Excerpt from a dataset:
#####

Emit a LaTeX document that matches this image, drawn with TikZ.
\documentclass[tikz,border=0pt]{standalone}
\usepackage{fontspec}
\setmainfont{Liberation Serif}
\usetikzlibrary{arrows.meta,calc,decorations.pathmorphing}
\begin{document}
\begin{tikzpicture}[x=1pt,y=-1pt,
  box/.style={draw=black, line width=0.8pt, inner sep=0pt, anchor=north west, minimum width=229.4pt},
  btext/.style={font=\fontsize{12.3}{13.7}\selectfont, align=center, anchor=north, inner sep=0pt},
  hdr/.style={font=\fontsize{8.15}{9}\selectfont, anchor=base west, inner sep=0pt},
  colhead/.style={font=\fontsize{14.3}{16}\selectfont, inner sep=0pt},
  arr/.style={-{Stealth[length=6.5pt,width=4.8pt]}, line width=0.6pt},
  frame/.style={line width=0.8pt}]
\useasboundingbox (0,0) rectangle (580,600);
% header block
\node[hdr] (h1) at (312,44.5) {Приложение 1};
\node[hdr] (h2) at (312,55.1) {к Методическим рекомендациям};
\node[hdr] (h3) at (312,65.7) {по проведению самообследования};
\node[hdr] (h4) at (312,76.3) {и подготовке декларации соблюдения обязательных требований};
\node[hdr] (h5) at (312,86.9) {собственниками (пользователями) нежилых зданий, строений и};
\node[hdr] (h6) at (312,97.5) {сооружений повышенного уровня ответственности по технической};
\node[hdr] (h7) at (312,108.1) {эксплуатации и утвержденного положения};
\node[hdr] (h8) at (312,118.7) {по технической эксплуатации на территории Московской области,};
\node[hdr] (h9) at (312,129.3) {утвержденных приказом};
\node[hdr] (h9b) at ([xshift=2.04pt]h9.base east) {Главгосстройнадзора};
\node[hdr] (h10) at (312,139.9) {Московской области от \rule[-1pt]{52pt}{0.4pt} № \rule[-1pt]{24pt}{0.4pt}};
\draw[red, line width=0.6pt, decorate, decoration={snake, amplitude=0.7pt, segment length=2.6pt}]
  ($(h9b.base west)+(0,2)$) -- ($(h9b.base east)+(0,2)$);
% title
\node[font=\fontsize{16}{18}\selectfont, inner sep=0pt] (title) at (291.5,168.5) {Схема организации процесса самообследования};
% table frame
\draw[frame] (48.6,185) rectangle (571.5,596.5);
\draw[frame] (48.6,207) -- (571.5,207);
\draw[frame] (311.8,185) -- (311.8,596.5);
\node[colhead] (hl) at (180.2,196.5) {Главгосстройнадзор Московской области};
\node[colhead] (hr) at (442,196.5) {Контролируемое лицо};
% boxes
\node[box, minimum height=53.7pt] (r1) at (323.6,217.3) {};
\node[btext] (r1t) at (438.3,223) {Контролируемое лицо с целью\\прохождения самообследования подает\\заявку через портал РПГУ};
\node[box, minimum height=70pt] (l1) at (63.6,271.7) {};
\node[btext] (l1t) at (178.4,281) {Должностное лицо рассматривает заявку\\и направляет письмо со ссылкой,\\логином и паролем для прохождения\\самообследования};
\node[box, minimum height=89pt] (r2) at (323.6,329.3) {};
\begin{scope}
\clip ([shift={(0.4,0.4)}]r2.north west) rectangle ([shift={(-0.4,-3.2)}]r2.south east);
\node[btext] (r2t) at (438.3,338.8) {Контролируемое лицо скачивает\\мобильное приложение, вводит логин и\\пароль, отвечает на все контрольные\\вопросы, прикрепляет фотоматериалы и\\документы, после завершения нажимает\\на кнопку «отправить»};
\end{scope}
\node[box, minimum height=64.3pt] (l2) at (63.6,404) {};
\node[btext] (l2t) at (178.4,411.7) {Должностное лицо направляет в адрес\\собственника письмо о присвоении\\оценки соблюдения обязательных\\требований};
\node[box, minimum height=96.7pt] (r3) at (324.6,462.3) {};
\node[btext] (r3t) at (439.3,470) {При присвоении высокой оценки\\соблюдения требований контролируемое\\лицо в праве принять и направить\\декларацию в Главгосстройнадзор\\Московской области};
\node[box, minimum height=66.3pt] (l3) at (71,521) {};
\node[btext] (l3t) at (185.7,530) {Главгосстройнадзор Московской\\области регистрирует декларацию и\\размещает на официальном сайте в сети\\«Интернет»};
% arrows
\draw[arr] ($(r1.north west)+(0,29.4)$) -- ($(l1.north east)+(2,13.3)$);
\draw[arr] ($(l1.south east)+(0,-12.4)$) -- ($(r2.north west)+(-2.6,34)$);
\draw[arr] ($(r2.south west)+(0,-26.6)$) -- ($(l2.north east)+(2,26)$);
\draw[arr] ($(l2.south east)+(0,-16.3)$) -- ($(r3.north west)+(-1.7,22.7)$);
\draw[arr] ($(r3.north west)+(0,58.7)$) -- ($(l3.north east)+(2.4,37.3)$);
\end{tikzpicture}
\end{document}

#####

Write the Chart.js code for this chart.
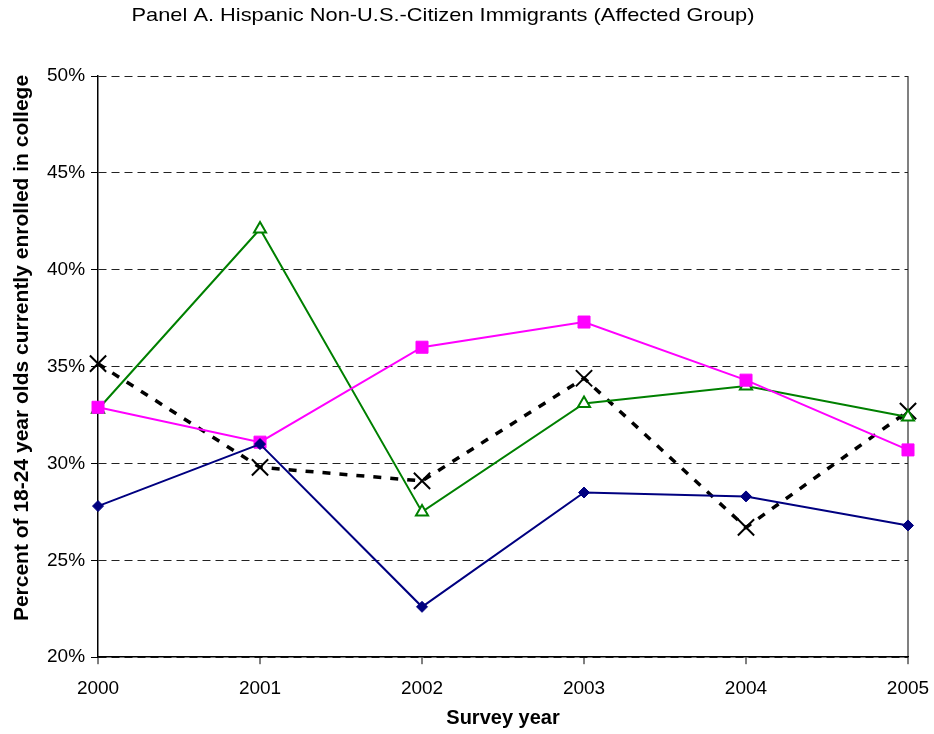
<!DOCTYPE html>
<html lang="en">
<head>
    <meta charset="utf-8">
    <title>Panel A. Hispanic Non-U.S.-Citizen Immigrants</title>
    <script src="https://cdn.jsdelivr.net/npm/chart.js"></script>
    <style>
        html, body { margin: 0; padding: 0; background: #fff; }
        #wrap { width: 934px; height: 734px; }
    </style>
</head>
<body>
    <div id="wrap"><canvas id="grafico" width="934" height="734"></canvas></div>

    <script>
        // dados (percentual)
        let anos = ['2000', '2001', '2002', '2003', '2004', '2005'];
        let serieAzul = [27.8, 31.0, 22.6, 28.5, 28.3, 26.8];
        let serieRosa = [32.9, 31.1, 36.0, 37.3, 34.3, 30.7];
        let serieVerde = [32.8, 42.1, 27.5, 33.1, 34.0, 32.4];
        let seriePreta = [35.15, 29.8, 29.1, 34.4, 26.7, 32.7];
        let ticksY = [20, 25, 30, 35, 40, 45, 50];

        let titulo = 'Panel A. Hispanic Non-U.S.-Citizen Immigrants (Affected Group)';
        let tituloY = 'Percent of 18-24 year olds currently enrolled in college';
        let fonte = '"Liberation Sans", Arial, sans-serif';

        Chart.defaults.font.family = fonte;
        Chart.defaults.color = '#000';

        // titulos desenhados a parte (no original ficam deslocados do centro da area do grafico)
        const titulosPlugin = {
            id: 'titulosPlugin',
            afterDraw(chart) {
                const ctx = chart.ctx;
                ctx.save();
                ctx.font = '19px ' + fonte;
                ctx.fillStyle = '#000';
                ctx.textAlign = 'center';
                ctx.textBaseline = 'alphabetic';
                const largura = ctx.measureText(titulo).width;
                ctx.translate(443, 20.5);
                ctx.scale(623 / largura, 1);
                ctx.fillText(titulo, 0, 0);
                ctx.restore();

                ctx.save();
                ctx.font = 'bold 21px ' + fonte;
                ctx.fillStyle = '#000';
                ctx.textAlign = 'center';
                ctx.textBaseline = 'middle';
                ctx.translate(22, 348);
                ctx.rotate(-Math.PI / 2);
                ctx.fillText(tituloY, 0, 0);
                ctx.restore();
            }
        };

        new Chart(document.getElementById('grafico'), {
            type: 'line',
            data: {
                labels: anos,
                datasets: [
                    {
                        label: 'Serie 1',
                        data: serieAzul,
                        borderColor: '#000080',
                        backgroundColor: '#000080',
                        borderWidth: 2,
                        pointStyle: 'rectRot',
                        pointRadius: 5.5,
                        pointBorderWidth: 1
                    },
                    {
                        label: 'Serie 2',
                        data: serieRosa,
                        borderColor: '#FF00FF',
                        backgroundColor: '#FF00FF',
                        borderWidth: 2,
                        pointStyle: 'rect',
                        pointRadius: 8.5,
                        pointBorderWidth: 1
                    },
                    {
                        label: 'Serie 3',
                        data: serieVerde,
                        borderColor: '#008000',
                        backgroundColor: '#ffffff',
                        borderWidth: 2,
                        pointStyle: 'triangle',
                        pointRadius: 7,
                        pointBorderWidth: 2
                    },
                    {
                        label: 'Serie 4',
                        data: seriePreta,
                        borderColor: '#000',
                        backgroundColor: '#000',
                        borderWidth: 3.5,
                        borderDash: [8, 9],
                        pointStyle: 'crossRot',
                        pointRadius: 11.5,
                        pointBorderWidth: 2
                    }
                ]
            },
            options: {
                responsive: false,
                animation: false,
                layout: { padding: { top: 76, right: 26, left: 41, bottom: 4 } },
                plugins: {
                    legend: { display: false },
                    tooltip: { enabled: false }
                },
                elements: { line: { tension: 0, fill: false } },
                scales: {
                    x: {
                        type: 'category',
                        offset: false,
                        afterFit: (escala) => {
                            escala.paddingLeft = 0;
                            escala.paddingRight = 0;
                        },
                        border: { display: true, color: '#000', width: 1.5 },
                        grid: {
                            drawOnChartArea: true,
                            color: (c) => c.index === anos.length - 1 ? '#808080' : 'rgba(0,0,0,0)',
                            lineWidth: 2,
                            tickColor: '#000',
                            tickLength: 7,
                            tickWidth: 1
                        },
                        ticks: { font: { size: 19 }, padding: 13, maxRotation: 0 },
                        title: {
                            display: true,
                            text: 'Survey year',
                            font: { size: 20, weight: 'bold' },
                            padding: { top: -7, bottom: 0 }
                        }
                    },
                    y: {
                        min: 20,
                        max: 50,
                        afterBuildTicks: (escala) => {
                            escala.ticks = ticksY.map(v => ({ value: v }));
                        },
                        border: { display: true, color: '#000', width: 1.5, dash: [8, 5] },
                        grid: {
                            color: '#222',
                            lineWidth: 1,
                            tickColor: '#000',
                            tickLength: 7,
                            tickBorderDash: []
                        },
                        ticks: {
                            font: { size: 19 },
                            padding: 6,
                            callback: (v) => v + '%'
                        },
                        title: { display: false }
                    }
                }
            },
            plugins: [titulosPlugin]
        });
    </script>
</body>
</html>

#####

Reproduce the data above exactly, but only the lines from the one showing "Write the Chart.js code for this chart." through the one showing "Chart.defaults.color = '#000';", with both ends kept and the pictures left out.

**RESULT OF THE EXERCISE:**
Write the Chart.js code for this chart.
<!DOCTYPE html>
<html lang="en">
<head>
    <meta charset="utf-8">
    <title>Panel A. Hispanic Non-U.S.-Citizen Immigrants</title>
    <script src="https://cdn.jsdelivr.net/npm/chart.js"></script>
    <style>
        html, body { margin: 0; padding: 0; background: #fff; }
        #wrap { width: 934px; height: 734px; }
    </style>
</head>
<body>
    <div id="wrap"><canvas id="grafico" width="934" height="734"></canvas></div>

    <script>
        // dados (percentual)
        let anos = ['2000', '2001', '2002', '2003', '2004', '2005'];
        let serieAzul = [27.8, 31.0, 22.6, 28.5, 28.3, 26.8];
        let serieRosa = [32.9, 31.1, 36.0, 37.3, 34.3, 30.7];
        let serieVerde = [32.8, 42.1, 27.5, 33.1, 34.0, 32.4];
        let seriePreta = [35.15, 29.8, 29.1, 34.4, 26.7, 32.7];
        let ticksY = [20, 25, 30, 35, 40, 45, 50];

        let titulo = 'Panel A. Hispanic Non-U.S.-Citizen Immigrants (Affected Group)';
        let tituloY = 'Percent of 18-24 year olds currently enrolled in college';
        let fonte = '"Liberation Sans", Arial, sans-serif';

        Chart.defaults.font.family = fonte;
        Chart.defaults.color = '#000';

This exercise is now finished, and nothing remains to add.